I bring up spark streaming job that uses Kafka as input source.
No data to process and then shut it down. And bring it back again.
This time job does not start because it complains that DStream is not
initialized.
15/06/26 01:10:44 ERROR yarn.ApplicationMaster: User class threw exception:
org.apache.spark.streaming.dstream.UnionDStream@6135e5d8 has not been
initialized
org.apache.spark.SparkException:
org.apache.spark.streaming.dstream.UnionDStream@6135e5d8 has not been
initialized
at
org.apache.spark.streaming.dstream.DStream.isTimeValid(DStream.scala:266)
at
org.apache.spark.streaming.dstream.DStream$$anonfun$getOrCompute$1.apply(DStream.scala:287)
at
org.apache.spark.streaming.dstream.DStream$$anonfun$getOrCompute$1.apply(DStream.scala:287)
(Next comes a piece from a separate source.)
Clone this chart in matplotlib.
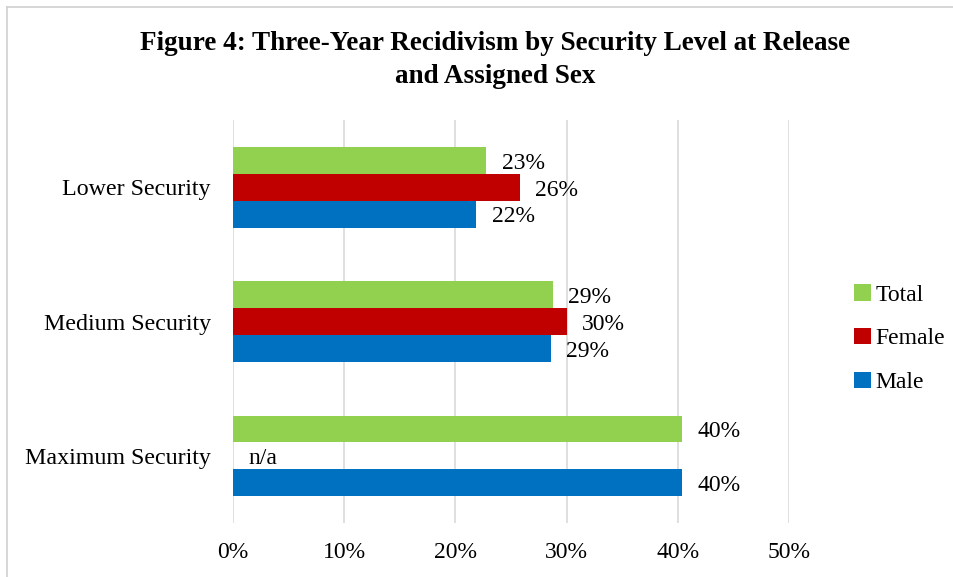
import matplotlib.pyplot as plt
from matplotlib.lines import Line2D
import numpy as np

plt.rcParams['font.family'] = ['Liberation Serif', 'DejaVu Serif']

categories = ['Lower Security', 'Medium Security', 'Maximum Security']
series = ['Total', 'Female', 'Male']
total = [22.8, 28.8, 40.4]
female = [25.8, 30.0, None]   # no female facility at maximum security
male = [21.9, 28.6, 40.4]
colors = {'Total': '#92d050', 'Female': '#c00000', 'Male': '#0070c0'}
xticks = [0, 10, 20, 30, 40, 50]

fig = plt.figure(figsize=(9.54, 5.77), dpi=100)
ax = fig.add_axes([0.2442, 0.0936, 0.5828, 0.698])

y = np.arange(len(categories))
h = 0.2
offsets = {'Total': -h, 'Female': 0.0, 'Male': h}
data = {'Total': total, 'Female': female, 'Male': male}

for name in series:
    for i, v in enumerate(data[name]):
        yy = y[i] + offsets[name]
        if v is None:
            ax.annotate('n/a', (0, yy), xytext=(11, -2), textcoords='offset points',
                        va='center', ha='left', fontsize=17)
            continue
        ax.barh(yy, v, height=h, color=colors[name], zorder=3,
                label=name if i == 0 else None)
        ax.annotate(f'{round(v)}%', (v, yy), xytext=(11, -2), textcoords='offset points',
                    va='center', ha='left', fontsize=17)

ax.set_xlim(0, 50)
ax.set_ylim(2.5, -0.5)
ax.set_xticks(xticks)
ax.set_xticklabels([f'{t}%' for t in xticks], fontsize=17)
ax.set_yticks(y)
ax.set_yticklabels(categories, fontsize=17.3)
ax.tick_params(length=0, pad=16, axis='y')
ax.tick_params(length=0, pad=14, axis='x')
ax.grid(axis='x', color='#d9d9d9', linewidth=1.2, zorder=0)
for s in ax.spines.values():
    s.set_visible(False)

handles, labels = ax.get_legend_handles_labels()
leg = fig.legend(handles, labels, loc='center left',
                 bbox_to_anchor=(0.873, 0.413), frameon=False, fontsize=17,
                 handlelength=0.7, handleheight=0.7, handletextpad=0.2,
                 labelspacing=0.95)

fig.text(0.519, 0.896, 'Figure 4: Three-Year Recidivism by Security Level at Release\nand Assigned Sex',
         ha='center', va='center', fontsize=19.5, fontweight='bold', linespacing=1.4)

# outer chart border
fig.add_artist(Line2D([7/954, 7/954], [0, 1 - 7/577], color='#d0d0d0', lw=1.2))
fig.add_artist(Line2D([7/954, 1], [1 - 7/577, 1 - 7/577], color='#d0d0d0', lw=1.2))

fig.savefig('out.png', dpi=100)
at scala.Option.orElse(Option.scala:257)
at
org.apache.spark.streaming.dstream.DStream.getOrCompute(DStream.scala:284)
at
org.apache.spark.streaming.dstream.ForEachDStream.generateJob(ForEachDStream.scala:38)
at
org.apache.spark.streaming.DStreamGraph$$anonfun$1.apply(DStreamGraph.scala:116)
at
org.apache.spark.streaming.DStreamGraph$$anonfun$1.apply(DStreamGraph.scala:116)
at
scala.collection.TraversableLike$$anonfun$flatMap$1.apply(TraversableLike.scala:251)
at
scala.collection.TraversableLike$$anonfun$flatMap$1.apply(TraversableLike.scala:251)
at
scala.collection.mutable.ResizableArray$class.foreach(ResizableArray.scala:59)
at
scala.collection.mutable.ArrayBuffer.foreach(ArrayBuffer.scala:47)
at
scala.collection.TraversableLike$class.flatMap(TraversableLike.scala:251)
at
scala.collection.AbstractTraversable.flatMap(Traversable.scala:105)
at
org.apache.spark.streaming.DStreamGraph.generateJobs(DStreamGraph.scala:116)
at
org.apache.spark.streaming.scheduler.JobGenerator$$anonfun$restart$4.apply(JobGenerator.scala:227)
at
org.apache.spark.streaming.scheduler.JobGenerator$$anonfun$restart$4.apply(JobGenerator.scala:222)
at
scala.collection.IndexedSeqOptimized$class.foreach(IndexedSeqOptimized.scala:33)
at
scala.collection.mutable.ArrayOps$ofRef.foreach(ArrayOps.scala:108)
at
org.apache.spark.streaming.scheduler.JobGenerator.restart(JobGenerator.scala:222)
at
org.apache.spark.streaming.scheduler.JobGenerator.start(JobGenerator.scala:90)
at
org.apache.spark.streaming.scheduler.JobScheduler.start(JobScheduler.scala:67)
at
org.apache.spark.streaming.StreamingContext.start(StreamingContext.scala:512)
..........
I am using spark 1.3.1 and spark-streaming-kafka 1.3.1 versions.
Any idea how to resolve this issue?
Thanks
Ashish